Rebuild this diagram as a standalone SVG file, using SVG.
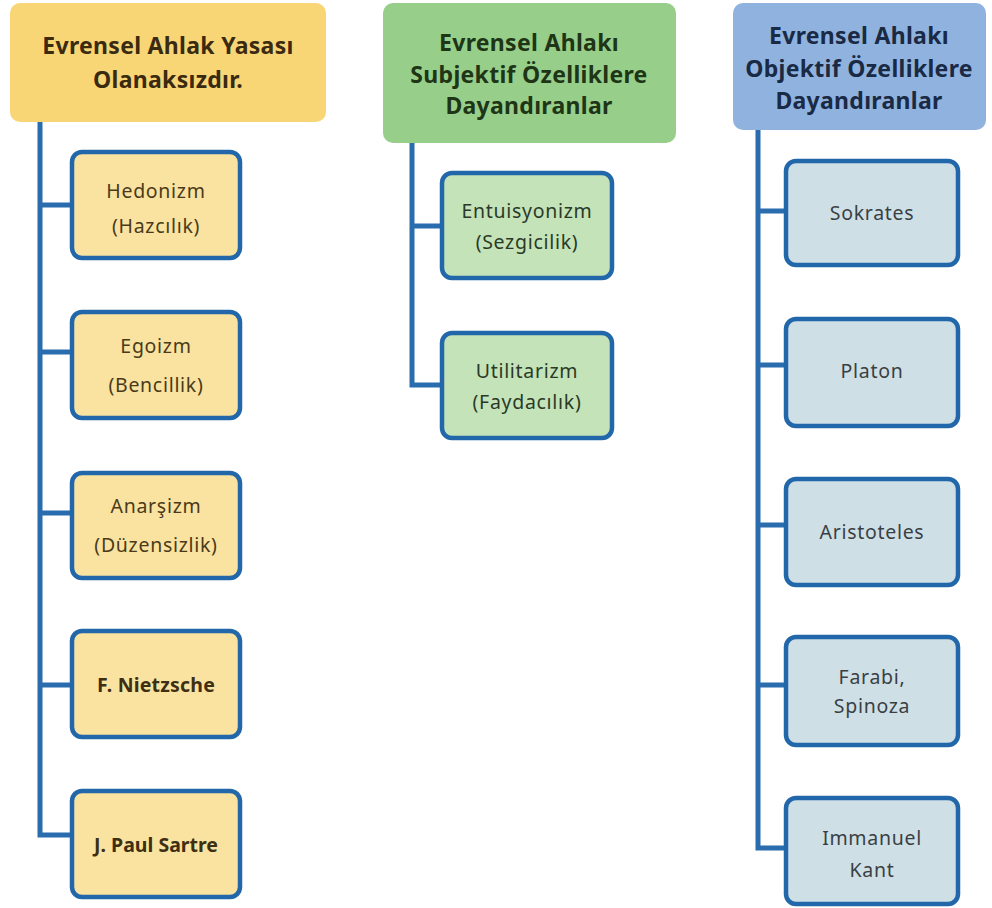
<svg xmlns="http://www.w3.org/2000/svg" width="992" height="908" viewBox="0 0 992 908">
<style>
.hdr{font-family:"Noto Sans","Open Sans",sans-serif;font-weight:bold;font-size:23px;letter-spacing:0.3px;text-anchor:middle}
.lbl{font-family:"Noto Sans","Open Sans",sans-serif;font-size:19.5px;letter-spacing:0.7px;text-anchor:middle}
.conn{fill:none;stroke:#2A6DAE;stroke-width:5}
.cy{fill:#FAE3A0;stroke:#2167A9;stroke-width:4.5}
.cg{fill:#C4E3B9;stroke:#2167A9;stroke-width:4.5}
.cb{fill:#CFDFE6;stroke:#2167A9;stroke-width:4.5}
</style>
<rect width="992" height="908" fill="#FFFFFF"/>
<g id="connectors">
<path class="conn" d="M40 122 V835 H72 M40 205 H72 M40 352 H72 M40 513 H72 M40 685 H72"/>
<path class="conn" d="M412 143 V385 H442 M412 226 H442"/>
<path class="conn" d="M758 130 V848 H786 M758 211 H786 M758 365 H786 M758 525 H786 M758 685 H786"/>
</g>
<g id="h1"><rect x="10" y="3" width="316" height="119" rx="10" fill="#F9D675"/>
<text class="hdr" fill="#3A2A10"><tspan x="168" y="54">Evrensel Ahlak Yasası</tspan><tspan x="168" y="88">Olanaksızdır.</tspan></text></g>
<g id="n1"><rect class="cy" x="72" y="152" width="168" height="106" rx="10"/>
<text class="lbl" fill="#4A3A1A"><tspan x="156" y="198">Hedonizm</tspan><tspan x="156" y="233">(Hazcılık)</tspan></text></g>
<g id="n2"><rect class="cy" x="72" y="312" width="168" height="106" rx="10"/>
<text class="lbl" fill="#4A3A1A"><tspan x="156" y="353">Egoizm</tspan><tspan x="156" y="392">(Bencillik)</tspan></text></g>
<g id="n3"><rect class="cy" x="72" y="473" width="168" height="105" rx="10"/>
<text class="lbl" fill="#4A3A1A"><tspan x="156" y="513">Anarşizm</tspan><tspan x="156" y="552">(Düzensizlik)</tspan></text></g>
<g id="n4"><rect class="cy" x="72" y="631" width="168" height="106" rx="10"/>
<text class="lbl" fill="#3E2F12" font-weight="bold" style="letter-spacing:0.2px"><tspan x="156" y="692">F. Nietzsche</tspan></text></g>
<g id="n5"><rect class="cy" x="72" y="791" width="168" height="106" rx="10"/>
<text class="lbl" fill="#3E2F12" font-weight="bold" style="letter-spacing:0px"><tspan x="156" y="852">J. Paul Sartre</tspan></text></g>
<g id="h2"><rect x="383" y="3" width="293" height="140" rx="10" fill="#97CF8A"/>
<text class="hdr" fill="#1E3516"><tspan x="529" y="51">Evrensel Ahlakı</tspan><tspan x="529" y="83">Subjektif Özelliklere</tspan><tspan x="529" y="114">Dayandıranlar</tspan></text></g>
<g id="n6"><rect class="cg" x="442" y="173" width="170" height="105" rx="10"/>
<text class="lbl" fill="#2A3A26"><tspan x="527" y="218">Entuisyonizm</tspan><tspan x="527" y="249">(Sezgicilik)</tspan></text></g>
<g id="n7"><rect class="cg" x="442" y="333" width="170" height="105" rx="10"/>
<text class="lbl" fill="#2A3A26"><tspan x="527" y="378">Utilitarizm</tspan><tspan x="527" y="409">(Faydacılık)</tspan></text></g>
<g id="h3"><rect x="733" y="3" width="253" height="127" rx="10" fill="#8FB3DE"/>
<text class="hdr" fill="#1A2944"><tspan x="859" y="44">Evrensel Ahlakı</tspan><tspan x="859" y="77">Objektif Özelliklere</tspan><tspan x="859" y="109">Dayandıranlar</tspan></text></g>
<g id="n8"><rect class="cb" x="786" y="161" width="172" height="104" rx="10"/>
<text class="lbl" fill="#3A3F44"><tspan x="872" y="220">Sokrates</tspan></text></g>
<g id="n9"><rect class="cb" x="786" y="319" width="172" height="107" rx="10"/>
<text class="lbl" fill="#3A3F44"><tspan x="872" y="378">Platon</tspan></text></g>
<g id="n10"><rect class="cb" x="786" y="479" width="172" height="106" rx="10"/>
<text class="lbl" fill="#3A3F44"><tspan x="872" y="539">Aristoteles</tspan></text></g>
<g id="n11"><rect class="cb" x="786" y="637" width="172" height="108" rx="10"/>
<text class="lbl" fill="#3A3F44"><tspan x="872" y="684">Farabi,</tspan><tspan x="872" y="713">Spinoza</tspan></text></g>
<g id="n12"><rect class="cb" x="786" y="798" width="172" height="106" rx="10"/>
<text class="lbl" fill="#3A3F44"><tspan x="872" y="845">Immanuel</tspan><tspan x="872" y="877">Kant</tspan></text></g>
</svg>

==

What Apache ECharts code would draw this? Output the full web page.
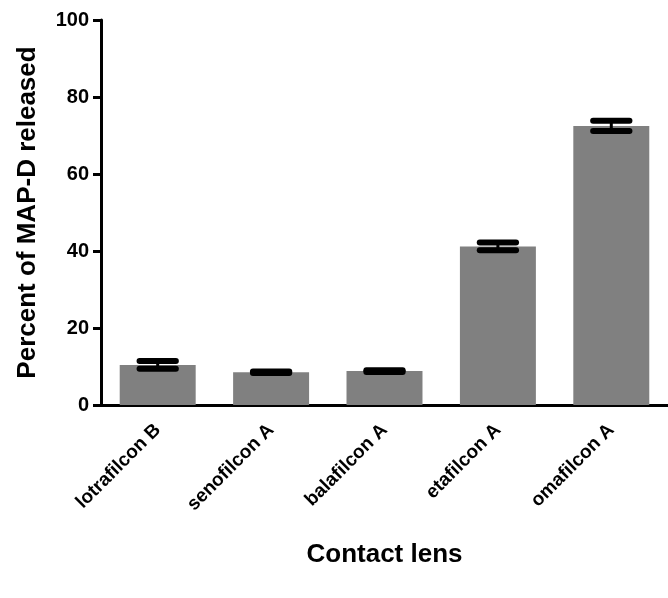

→ The request: Show, from the listing above, each line that contains the word "this".

→ Expected answer:
Rebuild this diagram as a standalone SVG file, using SVG.
What Apache ECharts code would draw this? Output the full web page.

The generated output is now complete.